Y añade: “Constituye
un error considerar que invertir en el reequilibrio territorial y en la
lucha contra la despoblación es un coste. Ha de ser entendido en
términos de derechos de la ciudadanía a la igualdad de oportunidades y a
su propia “tierra”, y de los territorios a contribuir con sus mejores
fortalezas al crecimiento de su comunidad y su país. Es, pues, una
inversión en cohesión social y territorial y en fortaleza y
sostenibilidad del modelo económico y social”.
Apenas
tres meses después de su informe, la FEMP proponía un amplio listado de
medidas para resucitar a la España vacía y biológicamente muerta o
camino de estarlo.
Desde crear una mesa estatal contra la despoblación y
una estrategia conjunta de todas las administraciones públicas hasta
recuperar la Ley de Desarrollo Sostenible, incorporar de forma explícita
a los Presupuestos de cada ejercicio de todas las administraciones
públicas una estrategia demográfica, dar incentivos y bonificaciones
fiscales a quien invierta en las zonas despobladas, impulsar sellos de
calidad territorial para la producción local, gestionar viviendas ahora
vacías, establecer legislativamente una carta de servicios públicos
garantizados para los ciudadanos de dichas zonas o incluso lanzar un
plan que reduzca la brecha digital entre la España despoblada y la
España urbana.
“La lucha contra la despoblación
–añaden en la FEMP- no es un fin. Es un medio para hacer el planeta más
sostenible. Es parte de las políticas de sostenibilidad medioambiental.

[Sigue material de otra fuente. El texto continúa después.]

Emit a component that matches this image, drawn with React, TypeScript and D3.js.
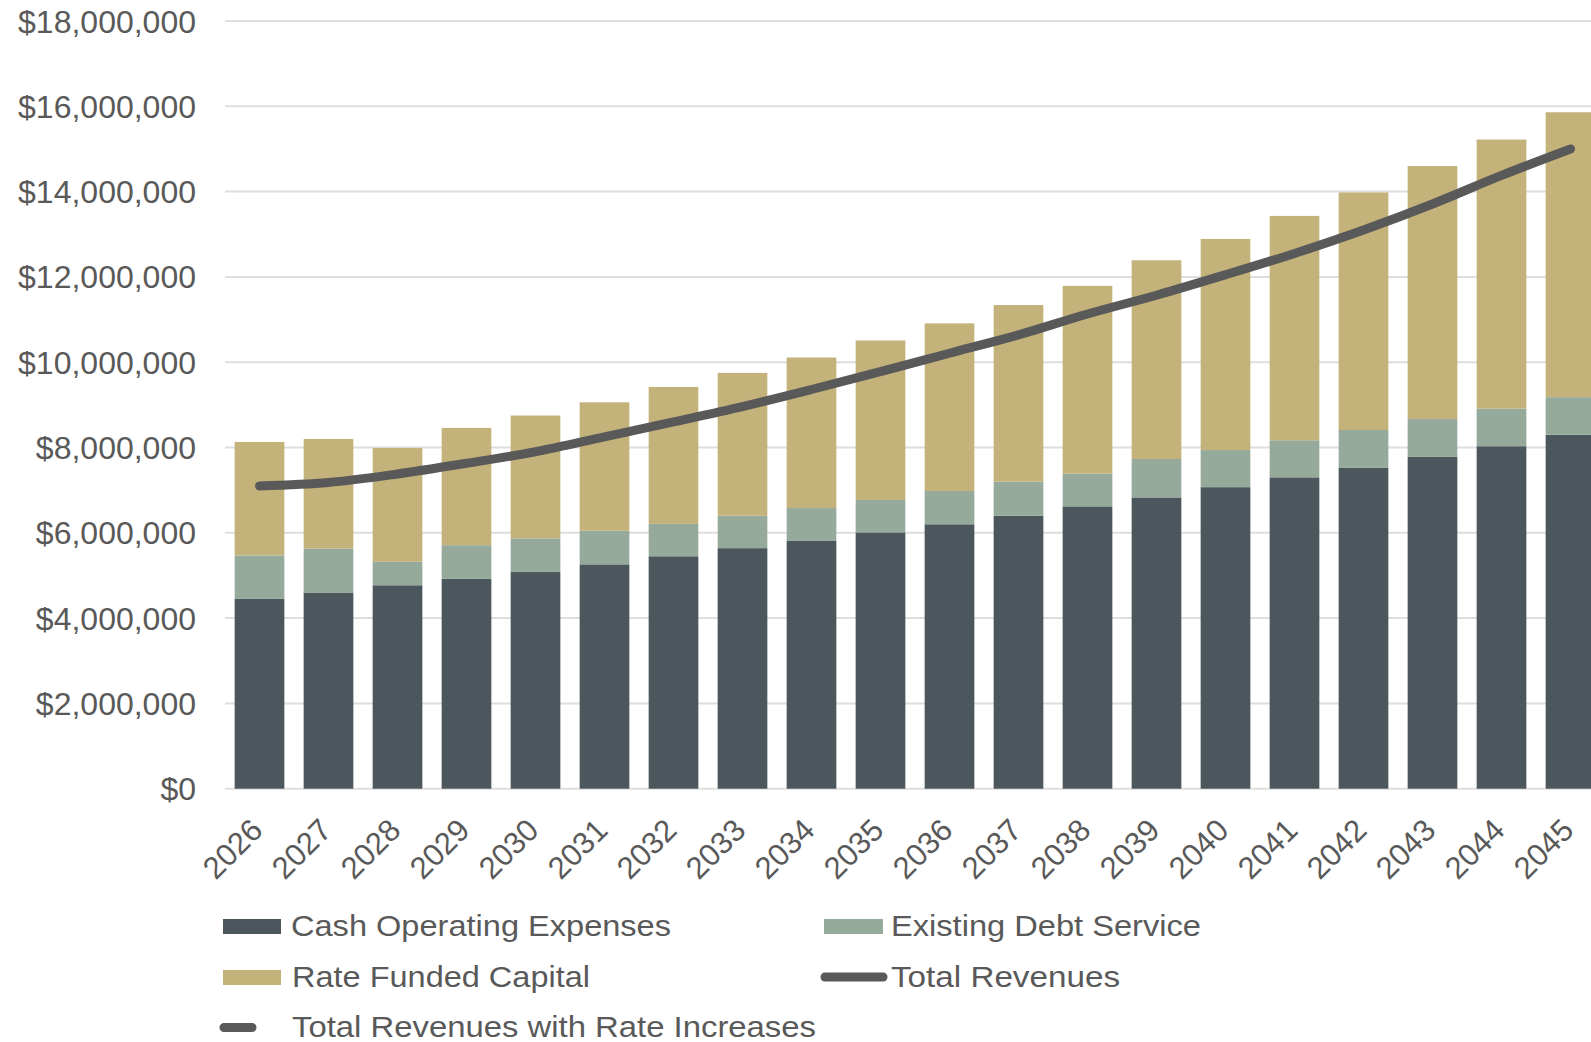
import React from "react";
import * as d3 from "d3";

const years = ["2026","2027","2028","2029","2030","2031","2032","2033","2034","2035","2036","2037","2038","2039","2040","2041","2042","2043","2044","2045"];
const cashOpex = [4.45,4.60,4.77,4.92,5.08,5.26,5.45,5.64,5.82,6.01,6.20,6.40,6.62,6.83,7.07,7.30,7.53,7.78,8.03,8.30];
const debtService = [1.02,1.03,0.55,0.79,0.79,0.79,0.76,0.76,0.76,0.76,0.78,0.80,0.77,0.90,0.87,0.87,0.88,0.89,0.88,0.88];
const rateCapital = [2.66,2.57,2.67,2.75,2.88,3.01,3.21,3.35,3.53,3.74,3.93,4.14,4.40,4.66,4.95,5.26,5.57,5.93,6.31,6.68];
const totalRevenues = [7.10,7.18,7.38,7.63,7.90,8.25,8.60,8.96,9.36,9.78,10.21,10.64,11.13,11.57,12.05,12.55,13.10,13.71,14.38,15.00];
const yTicks = [0,2,4,6,8,10,12,14,16,18];

const seriesKeys = ["opex","debt","capital"];
const seriesColors: Record<string,string> = { opex: "#4b565d", debt: "#96aa9b", capital: "#c4b27b" };
const lineColor = "#595959";
const textColor = "#595959";
const FONT = "'Liberation Sans', Arial, sans-serif";

export default function App() {
  const W = 1591, H = 1042;
  const x = d3.scaleBand<string>().domain(years).range([225, 225 + 20 * 69]).paddingInner(0.28).paddingOuter(0.14);
  const y = d3.scaleLinear().domain([0, 18]).range([788.7, 21]);

  const table = years.map((yr, i) => ({ year: yr, opex: cashOpex[i], debt: debtService[i], capital: rateCapital[i] }));
  const stacked = d3.stack<any>().keys(seriesKeys)(table);

  const line = d3.line<number>()
    .x((_, i) => (x(years[i]) as number) + x.bandwidth() / 2)
    .y((d) => y(d))
    .curve(d3.curveCatmullRom.alpha(0.5));

  return (
    <div style={{ position: "absolute", left: 0, top: 0 }}>
      <svg width={W} height={H} style={{ display: "block", background: "#fff" }}>
        {yTicks.map((t) => (
          <g key={t}>
            <line x1={225} x2={W} y1={y(t)} y2={y(t)} stroke="#dedede" strokeWidth={2} />
            <text x={196} y={y(t)} dy="0.36em" textAnchor="end" fontFamily={FONT} fontSize={32} fill={textColor}>
              {"$" + d3.format(",")(t * 1000000)}
            </text>
          </g>
        ))}
        {stacked.map((s) => (
          <g key={s.key} fill={seriesColors[s.key]}>
            {s.map((d, i) => (
              <rect key={i} x={x(years[i])} width={x.bandwidth()} y={y(d[1])} height={y(d[0]) - y(d[1])} />
            ))}
          </g>
        ))}
        <path d={line(totalRevenues) || ""} fill="none" stroke={lineColor} strokeWidth={9} strokeLinecap="round" strokeLinejoin="round" />
        {years.map((yr) => {
          const cx = (x(yr) as number) + x.bandwidth() / 2 + 5;
          const cy = 832;
          return (
            <text key={yr} x={cx} y={cy} textAnchor="end" transform={`rotate(-45 ${cx} ${cy})`} fontFamily={FONT} fontSize={31} fill={textColor}>
              {yr}
            </text>
          );
        })}
        {/* Legend */}
        <g fontFamily={FONT} fontSize={29} fill={textColor}>
          <rect x={223} y={919} width={58} height={15} fill={seriesColors.opex} />
          <text x={291} y={936} textLength={380} lengthAdjust="spacingAndGlyphs">Cash Operating Expenses</text>
          <rect x={824} y={919} width={59} height={15} fill={seriesColors.debt} />
          <text x={891} y={936} textLength={310} lengthAdjust="spacingAndGlyphs">Existing Debt Service</text>
          <rect x={223} y={970} width={58} height={15} fill={seriesColors.capital} />
          <text x={292} y={986.5} textLength={298} lengthAdjust="spacingAndGlyphs">Rate Funded Capital</text>
          <line x1={825} x2={883} y1={977} y2={977} stroke={lineColor} strokeWidth={9} strokeLinecap="round" />
          <text x={891} y={986.5} textLength={229} lengthAdjust="spacingAndGlyphs">Total Revenues</text>
          <line x1={224} x2={252} y1={1027.5} y2={1027.5} stroke={lineColor} strokeWidth={9} strokeLinecap="round" />
          <text x={292} y={1037} textLength={524} lengthAdjust="spacingAndGlyphs">Total Revenues with Rate Increases</text>
        </g>
      </svg>
    </div>
  );
}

Es más sostenible repartir la población que concentrarla”.
La comisión de despoblación de la FEMP, que está compuesta por
alcaldes, concejales y presidentes de diputación de PP, PSOE, IU y CiU,
considera que el problema es de tal magnitud que hay que afrontarlo como
“una cuestión de Estado”.
Mañana es tarde, comisionada Barreira. En los minutos de este texto ha seguido agravándose.